TODO:
- build out the validation and logging with Tensorboard support

In [18]:
%load_ext autoreload
%autoreload 2

In [42]:
import torch 
import torch.nn as nn
import pytorch_lightning as pl
import constants
from torch.utils.data import DataLoader, TensorDataset

import numpy as np
from sklearn.model_selection import train_test_split

In [43]:
class DataModule(pl.LightningDataModule):
    def __init__(self, batch_size):
        super().__init__()
        self.x = np.random.randn(100, constants.SEQ_LEN, constants.EMBED_LEN) # 100 datapoints of 32 consecutive 512-d embeddings
        self.y = np.random.randint(2, size=(100, constants.SEQ_LEN)) # 100 datapoints of 32 consecutive labels
        self.batch_size = batch_size
        self.pos_weight = self.get_pos_weight()

    def get_pos_weight(self):
        # To balance our model, since our dataset has a very low prevalence
        labels = self.y.ravel()
        num_positive = labels.sum()
        num_negative = len(labels) - num_positive
        pos_weight = num_positive / num_negative
        return torch.tensor([pos_weight])

    def setup(self, stage):
        X_train, X_test, y_train, y_test = train_test_split(self.x, self.y, test_size=0.30, random_state=42)
        X_val, X_test, y_val, y_test = train_test_split(X_test, y_test, test_size=0.50, random_state=42)
        self.train = TensorDataset(torch.from_numpy(X_train).float(), torch.from_numpy(y_train).float())
        self.val = TensorDataset(torch.from_numpy(X_val).float(), torch.from_numpy(y_val).float())
        self.test = TensorDataset(torch.from_numpy(X_test).float(), torch.from_numpy(y_test).float())
    
    def train_dataloader(self):
        return DataLoader(self.train, batch_size=self.batch_size)

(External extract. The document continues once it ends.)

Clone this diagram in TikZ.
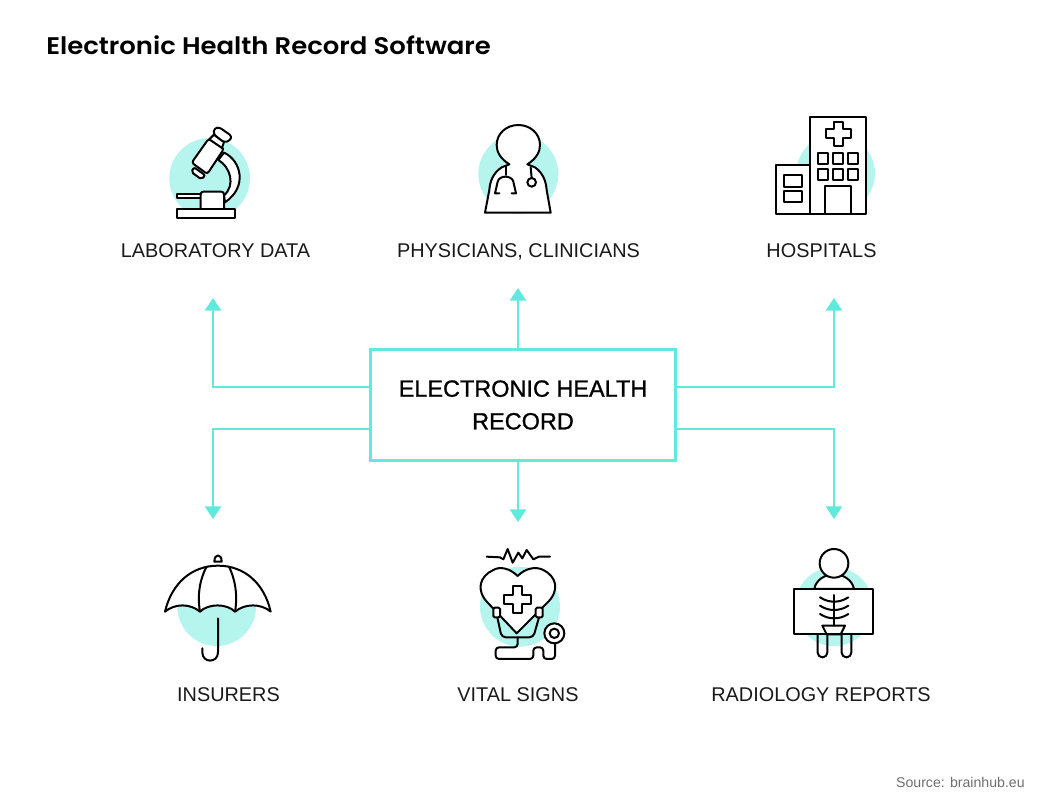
\documentclass[tikz,border=0pt]{standalone}
\usepackage{fontspec}
\setmainfont{Liberation Sans}
\newfontfamily\titlefont[FakeStretch=1.08,UprightFont=* SemiBold]{Poppins}
\newfontfamily\boxfont[FakeBold=1]{Liberation Sans}
\usetikzlibrary{arrows.meta,calc}
\definecolor{tealline}{HTML}{60E9DD}
\definecolor{tealdisc}{HTML}{B5F5EE}
\definecolor{sourcegray}{HTML}{6E6E6E}
\tikzset{
    conn/.style={draw=tealline,line width=2.2pt,-{Triangle[width=12pt,length=9.5pt]}},
    icon/.style={draw=black,line width=1.5pt,fill=white,line join=round,line cap=round},
    disc/.style={fill=tealdisc,draw=none},
    caption/.style={anchor=base,font=\fontsize{14.9}{18}\selectfont,text=black!90,inner sep=0pt}
}
\begin{document}
\begin{tikzpicture}[x=0.75pt,y=-0.75pt]
    \useasboundingbox (0,0) rectangle (1040,802);
    %% title
    \node[anchor=west,inner sep=0pt,font=\titlefont\fontsize{18}{20}\selectfont] (title) at (46,45) {Electronic Health Record Software};
    %% centre box
    \node[draw=tealline,line width=1.9pt,minimum width=229pt,minimum height=83pt,align=center,inner sep=0pt,font=\boxfont\fontsize{17.6}{24.5}\selectfont] (ehr) at (523,405) {ELECTRONIC HEALTH\\RECORD};
    %% labels
    \node[caption] (lab) at (215.5,258) {LABORATORY DATA};
    \node[caption] (phy) at (518.5,258) {PHYSICIANS, CLINICIANS};
    \node[caption] (hos) at (821.5,258) {HOSPITALS};
    \node[caption] (ins) at (228.5,701) {INSURERS};
    \node[caption] (vit) at (518,701) {VITAL SIGNS};
    \node[caption] (rad) at (821,701) {RADIOLOGY REPORTS};
    \node[anchor=east,inner sep=0pt,text=sourcegray,font=\fontsize{10.6}{12}\selectfont] (src) at (1025,782) {Source: brainhub.eu};
    %% arrows
    \coordinate (labtip) at (213,298);
    \coordinate (phytip) at (518,288);
    \coordinate (hostip) at (834,298);
    \coordinate (instip) at (213,519);
    \coordinate (vittip) at (518,522);
    \coordinate (radtip) at (834,519);
    \draw[conn] ($(ehr.west)+(0,-18)$) -| (labtip);
    \draw[conn] (ehr.north -| phytip) -- (phytip);
    \draw[conn] ($(ehr.east)+(0,-18)$) -| (hostip);
    \draw[conn] ($(ehr.west)+(0,24)$) -| (instip);
    \draw[conn] (ehr.south -| vittip) -- (vittip);
    \draw[conn] ($(ehr.east)+(0,24)$) -| (radtip);
    %% microscope
    \begin{scope}[shift={(150,110)},scale=1/3]
        \fill[disc] (179,205) circle (121);
        \draw[icon] (222,128) .. controls (272,150) and (295,230) .. (225,277) -- (222,256) .. controls (258,225) and (240,170) .. (205,150) -- cycle;
        \draw[icon,rounded corners=2pt] (176,86) -- (222,116) -- (172,192) -- (125,158) -- cycle;
        \draw[icon,rounded corners=1.5pt] (132,172) -- (166,196) -- (154,208) -- (124,186) -- cycle;
        \draw[icon] (192,74) -- (178,88) -- (216,114) -- (222,96) -- cycle;
        \draw[icon,rounded corners=2pt] (194,54) -- (208,52) -- (245,78) -- (240,92) -- (222,97) -- (190,72) -- cycle;
        \draw[icon] (80,252) rectangle (152,265);
        \draw[icon,rounded corners=2pt] (152,297) -- (152,245) -- (222,245) -- (222,297);
        \draw[icon] (82,297) rectangle (255,325);
    \end{scope}
    %% physician
    \begin{scope}[shift={(460,110)},scale=1/3]
        \fill[disc] (175,192) circle (120);
        \draw[icon] (148,163) .. controls (120,145) and (110,125) .. (110,105) .. controls (110,70) and (140,45) .. (175,45)
            .. controls (210,45) and (240,70) .. (240,105) .. controls (240,125) and (230,145) .. (202,163)
            -- (225,172) .. controls (250,190) and (258,215) .. (260,240) -- (272,308) -- (75,308) -- (88,240)
            .. controls (90,215) and (98,190) .. (125,172) -- cycle;
        \draw[icon,fill=none] (137,170) -- (137,195);
        \draw[icon,fill=none] (118,250) -- (105,250) -- (113,215) .. controls (118,195) and (155,195) .. (160,215) -- (168,250) -- (155,250);
        \draw[icon,fill=none] (212,172) -- (215,204);
        \draw[icon] (215,217) circle (13);
    \end{scope}
    %% hospital
    \begin{scope}[shift={(760,105)},scale=1/3]
        \fill[disc] (227,205) circle (118);
        \draw[icon] (150,35) rectangle (317,328);
        \draw[icon] (47,180) rectangle (150,328);
        \draw[icon] (222,50) -- (248,50) -- (248,73) -- (272,73) -- (272,98) -- (248,98) -- (248,122) -- (222,122) -- (222,98) -- (198,98) -- (198,73) -- (222,73) -- cycle;
        \foreach \xa in {173,218,263}
            \foreach \ya in {145,192}
                \draw[icon] (\xa,\ya) rectangle +(30,33);
        \draw[icon] (195,243) rectangle (272,328);
        \draw[icon] (73,210) rectangle (125,245);
        \draw[icon] (73,257) rectangle (125,290);
    \end{scope}
    %% umbrella
    \begin{scope}[shift={(155,545)},scale=1/3]
        \fill[disc] (185,185) circle (118);
        \draw[icon] (178,50) .. controls (178,25) and (200,25) .. (200,50) -- cycle;
        \draw[icon] (30,200) .. controls (50,115) and (110,62) .. (189,62) .. controls (268,62) and (328,115) .. (347,200)
            .. controls (318,175) and (270,175) .. (240,200) .. controls (215,175) and (160,175) .. (135,200)
            .. controls (105,175) and (60,175) .. cycle;
        \draw[icon,fill=none] (135,200) .. controls (125,145) and (138,95) .. (155,65);
        \draw[icon,fill=none] (240,200) .. controls (250,145) and (237,95) .. (222,65);
        \draw[icon,fill=none] (189,220) -- (189,322) .. controls (189,355) and (142,355) .. (142,322) -- (142,310);
    \end{scope}
    %% vital signs
    \begin{scope}[shift={(465,540)},scale=1/3]
        \fill[disc] (165,200) circle (120);
        \draw[icon,fill=none] (65,50) -- (105,52) -- (115,58) -- (128,27) -- (143,68) -- (160,38) -- (172,55) -- (185,30) -- (205,58) -- (222,50) -- (255,50);
        \draw[icon] (158,108) .. controls (135,85) and (105,78) .. (85,90) .. controls (45,108) and (30,150) .. (70,190)
            -- (155,280) -- (245,190) .. controls (288,150) and (272,108) .. (235,90) .. controls (212,78) and (180,85) .. cycle;
        \draw[icon,fill=none] (144,138) -- (172,138) -- (172,164) -- (198,164) -- (198,192) -- (172,192) -- (172,220) -- (144,220) -- (144,192) -- (118,192) -- (118,164) -- (144,164) -- cycle;
        \draw[icon,fill=none,rounded corners=3pt] (97,232) -- (110,292) -- (205,292) -- (222,232);
        \draw[icon,rounded corners=1pt] (85,203) rectangle (105,232);
        \draw[icon,rounded corners=1pt] (212,203) rectangle (233,232);
        \draw[icon,fill=none,rounded corners=2.5pt] (158,292) -- (158,322) -- (92,322) -- (92,357) -- (205,357) -- (205,322) -- (235,322) -- (235,357) -- (270,357) -- (270,310);
        \draw[icon] (268,280) circle (30);
        \draw[icon] (268,280) circle (14);
    \end{scope}
    %% radiology
    \begin{scope}[shift={(775,540)},scale=1/3]
        \fill[disc] (177,200) circle (118);
        \draw[icon] (118,147) .. controls (122,120) and (150,103) .. (177,103) .. controls (205,103) and (232,120) .. (237,147) -- cycle;
        \draw[icon] (177,70) circle (43);
        \draw[icon,fill=none,rounded corners=3.5pt] (128,283) -- (128,352) -- (157,352) -- (157,283);
        \draw[icon,fill=none,rounded corners=3.5pt] (200,283) -- (200,352) -- (229,352) -- (229,283);
        \draw[icon] (58,147) rectangle (295,283);
        \draw[icon,fill=none] (177,165) -- (177,257);
        \foreach \ya in {172,197,222}
            \draw[icon,fill=none] (135,\ya) .. controls (150,\ya+10) and (165,\ya+13) .. (177,\ya+13) .. controls (190,\ya+13) and (205,\ya+10) .. (220,\ya);
        \draw[icon,fill=none] (142,257) -- (210,257) -- (197,283) -- (155,283) -- cycle;
    \end{scope}
\end{tikzpicture}
\end{document}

    def val_dataloader(self):
        return DataLoader(self.val, batch_size=self.batch_size)

    def test_dataloader(self):
        return DataLoader(self.test, batch_size=self.batch_size)

In [58]:
class LipReader(pl.LightningModule):
    def __init__(self, hidden_size, num_layers, dropout_rate, bidirectional, pos_weight):
        super().__init__()
        num_directions = 2 if bidirectional else 1
        self.gru = nn.GRU(input_size=512, hidden_size=hidden_size, num_layers=num_layers, 
            batch_first=True, bidirectional=bidirectional)
        self.linear = nn.Linear(in_features=num_directions*hidden_size, out_features=1)
        self.pos_weight = pos_weight

        # For debugging
        self.num_directions = num_directions
        self.hidden_size = hidden_size
        self.num_layers = num_layers

    def forward(self, x):
        """
        args:
            - x: shape (batch_size, seq_length, 512)
        
        returns:
            - probabilities: shape (batch_size, seq_length, 1)
        """
        batch_size = x.shape[0]
        assert x.shape == (batch_size, constants.SEQ_LEN, constants.EMBED_LEN), x.shape

        output, _ = self.gru(x)
        assert output.shape == (batch_size, constants.SEQ_LEN, self.num_directions * self.hidden_size), output.shape
    
        score = self.linear(output)
        assert score.shape == (batch_size, constants.SEQ_LEN, 1)

        score = torch.squeeze(score)
        assert score.shape == (batch_size, constants.SEQ_LEN)

        return score

    def training_step(self, batch, batch_idx):
        x, y = batch
        y_hat = self(x)
        loss_fn = nn.BCEWithLogitsLoss(pos_weight=self.pos_weight)
        loss = loss_fn(y_hat, y)
        return loss
    
    def configure_optimizers(self):
        return torch.optim.Adam(self.parameters())

In [61]:
dm = DataModule(batch_size=BATCH_SIZE)
dm.setup('fit') #try without fit?

model = LipReader(hidden_size=32, num_layers=1, dropout_rate=0, bidirectional=True, pos_weight=dm.pos_weight)
trainer = pl.Trainer()
trainer.fit(model, dm)


GPU available: False, used: False
TPU available: False, using: 0 TPU cores

  | Name   | Type   | Params
----------------------------------
0 | gru    | GRU    | 104 K 
1 | linear | Linear | 65    
----------------------------------
104 K     Trainable params
0         Non-trainable params
104 K     Total params
0.420     Total estimated model params size (MB)
Epoch 13:   0%|          | 0/2 [03:35<?, ?it/s, loss=0.543, v_num=6]